United States District Court, D. Colorado
GARY L. HAYNES, for and on behalf of the Insurance Trust of trustee Marjorie Unger, Plaintiff,
v.
TRANSAMERICA CORPORATION, a member of Aegon Group, doing business as Transamerica Life Insurance Company, Defendant.
ORDER
KRISTEN L. MIX UNITED STATES MAGISTRATE JUDGE
This
matter is before the Court on Defendant's Motion
to Exclude Expert Witness [#60][1] (the
“Motion”). Plaintiff filed a Response
[#67][2] in opposition to the Motion, and Defendant
filed a Reply [#69]. The Court has reviewed the Motion [#60],
the Response [#67], the Reply [#69], the entire case file,
and the applicable law, and is sufficiently advised in the
premises. For the reasons set forth below, the Motion [#60]
is GRANTED.
I.
Summary of the Case
This
case arises out of an insurance dispute. Since the 1980s,
Plaintiff has paid the bills and taken care of the day-to-day
business of an insurance trust which owns the contested life
insurance policy. Compl. [#5] at 2. Plaintiff sued
Defendant for cancelling the life insurance policy, which had
allegedly lapsed due to insufficient payment. Notice of
Removal [#1] at 1-2; Motion [#60] at 1.
Plaintiff requested that Defendant reinstate the policy,
filed this lawsuit, and then received notice that Defendant
denied Plaintiff's reinstatement application, assertedly
“consistent with the terms of the policy.”
Motion [#60] at 1.
Defendant
alleges that the policy was cancelled because Plaintiff did
not pay the appropriate premium payments required to repay an
approximately twenty-year loan taken out against the policy.

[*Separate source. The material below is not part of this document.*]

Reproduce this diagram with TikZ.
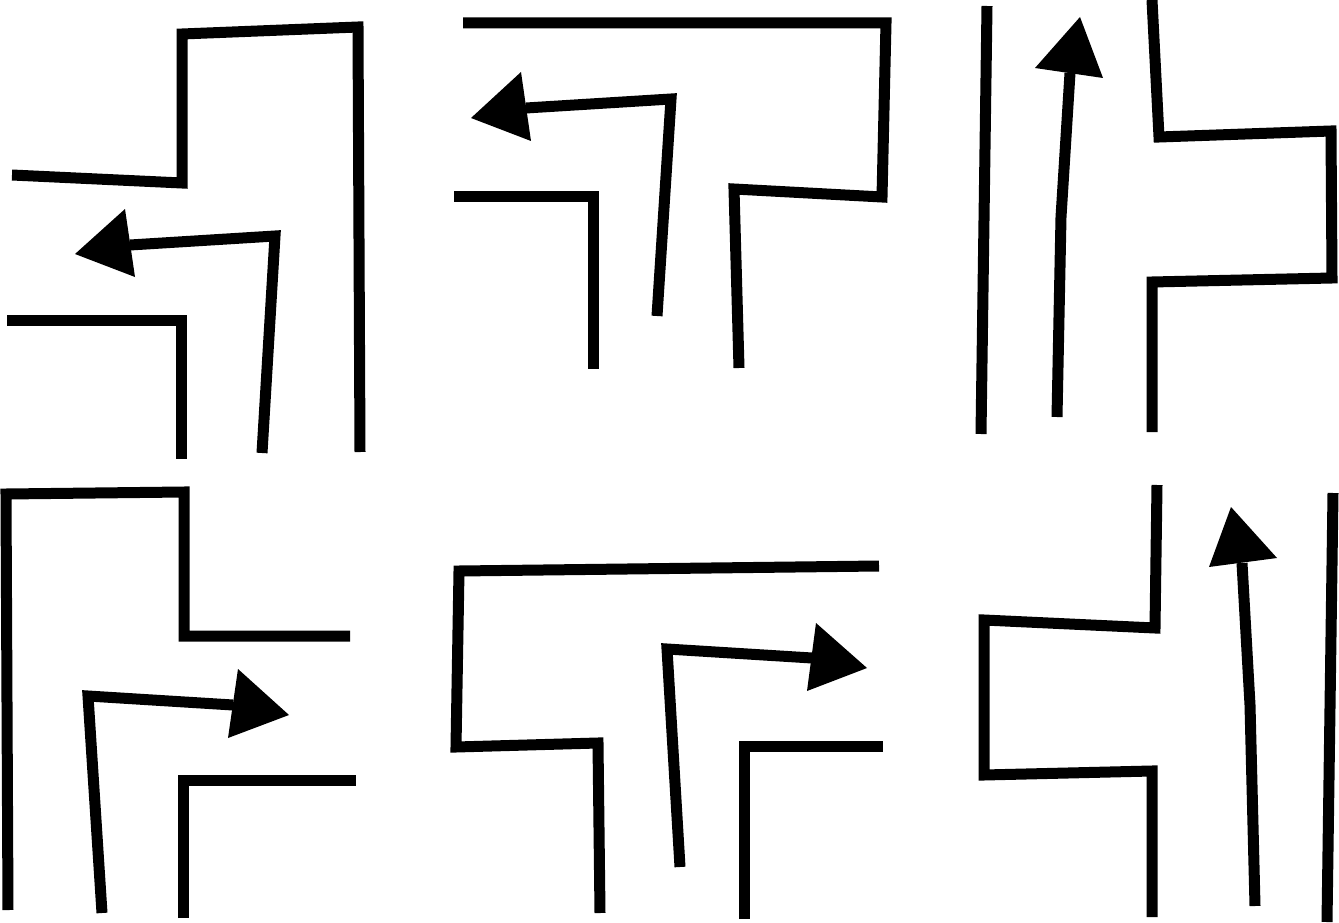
\documentclass[tikz,border=0pt]{standalone}
\begin{document}
\begin{tikzpicture}[x=1pt,y=-1pt,
  road/.style={draw=black,line width=11pt,line join=miter,line cap=butt},
  head/.style={fill=black,draw=none}]
\useasboundingbox (0,0) rectangle (1339,923);
\fill[white] (0,0) rectangle (1339,923);
% panel 1
\draw[road] (12,175) -- (182,183) -- (182,34) -- (358,27) -- (360,452);
\draw[road] (262,453) -- (275,236) -- (130,245);
\fill[head] (75,254) -- (125,209) -- (135,277) -- cycle;
\draw[road] (7,320) -- (181,320) -- (181,459);
% panel 2
\draw[road] (463,23) -- (886,23) -- (882,197) -- (734,189) -- (739,368);
\draw[road] (657,316) -- (671,99) -- (526,108);
\fill[head] (471,118) -- (521,72) -- (531,141) -- cycle;
\draw[road] (454,196) -- (593,196) -- (593,369);
% panel 3
\draw[road] (987,6) -- (981,434);
\draw[road] (1057,417) -- (1061,217) -- (1070,73);
\fill[head] (1080,17) -- (1035,68) -- (1103,78) -- cycle;
\draw[road] (1152,0) -- (1159,137) -- (1331,131) -- (1332,278) -- (1152,282) -- (1152,432);
% panel 4
\draw[road] (8,910) -- (6,494) -- (184,492) -- (184,636) -- (350,636);
\draw[road] (102,913) -- (88,696) -- (233,705);
\fill[head] (289,715) -- (238,669) -- (228,738) -- cycle;
\draw[road] (183,918) -- (183,780) -- (356,780);
% panel 5
\draw[road] (879,566) -- (459,571) -- (456,747) -- (598,743) -- (600,913);
\draw[road] (680,867) -- (667,649) -- (812,658);
\fill[head] (867,668) -- (816,623) -- (807,691) -- cycle;
\draw[road] (744,919) -- (744,746) -- (883,746);
% panel 6
\draw[road] (1157,485) -- (1155,628) -- (984,620) -- (984,775) -- (1152,771) -- (1152,917);
\draw[road] (1255,906) -- (1250,705) -- (1242,563);
\fill[head] (1231,507) -- (1209,567) -- (1277,558) -- cycle;
\draw[road] (1333,493) -- (1327,922);
\end{tikzpicture}
\end{document}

Id. at 3-4. Defendant states that “consistent
with the terms of the policy, ” Defendant began sending
Plaintiff notices “as the gross/cash value of the
policy minus the increasing loan balance became less than the
monthly deduction due, and therefore, additional premium was
required to prevent the policy from lapsing.”
Id. at 4. Defendant continued to send these notices
from 2009 through October 2015, at which point Defendant
stated that Plaintiff must pay $20, 499.14 before November 8,
2015, to prevent the policy from lapsing. Id. at
4-5. Plaintiff paid $5, 000.00 and the policy lapsed.
Id. at 5.
Plaintiff
has designated Bradley Levin (“Levin”) as an
expert witness. Motion [#60] at 6; Exhibit
A [#60-11]. Mr. Levin states that his “present
opinions [subject to his review of subsequent materials] are
that [Defendant] acted unreasonably and contrary to
applicable standards in determining that coverage under the
Unger Policy had lapsed and then refusing to reinstate the
policy, and that, by its conduct, [Defendant] vitiated its
duties of good faith and fair dealing . . . .”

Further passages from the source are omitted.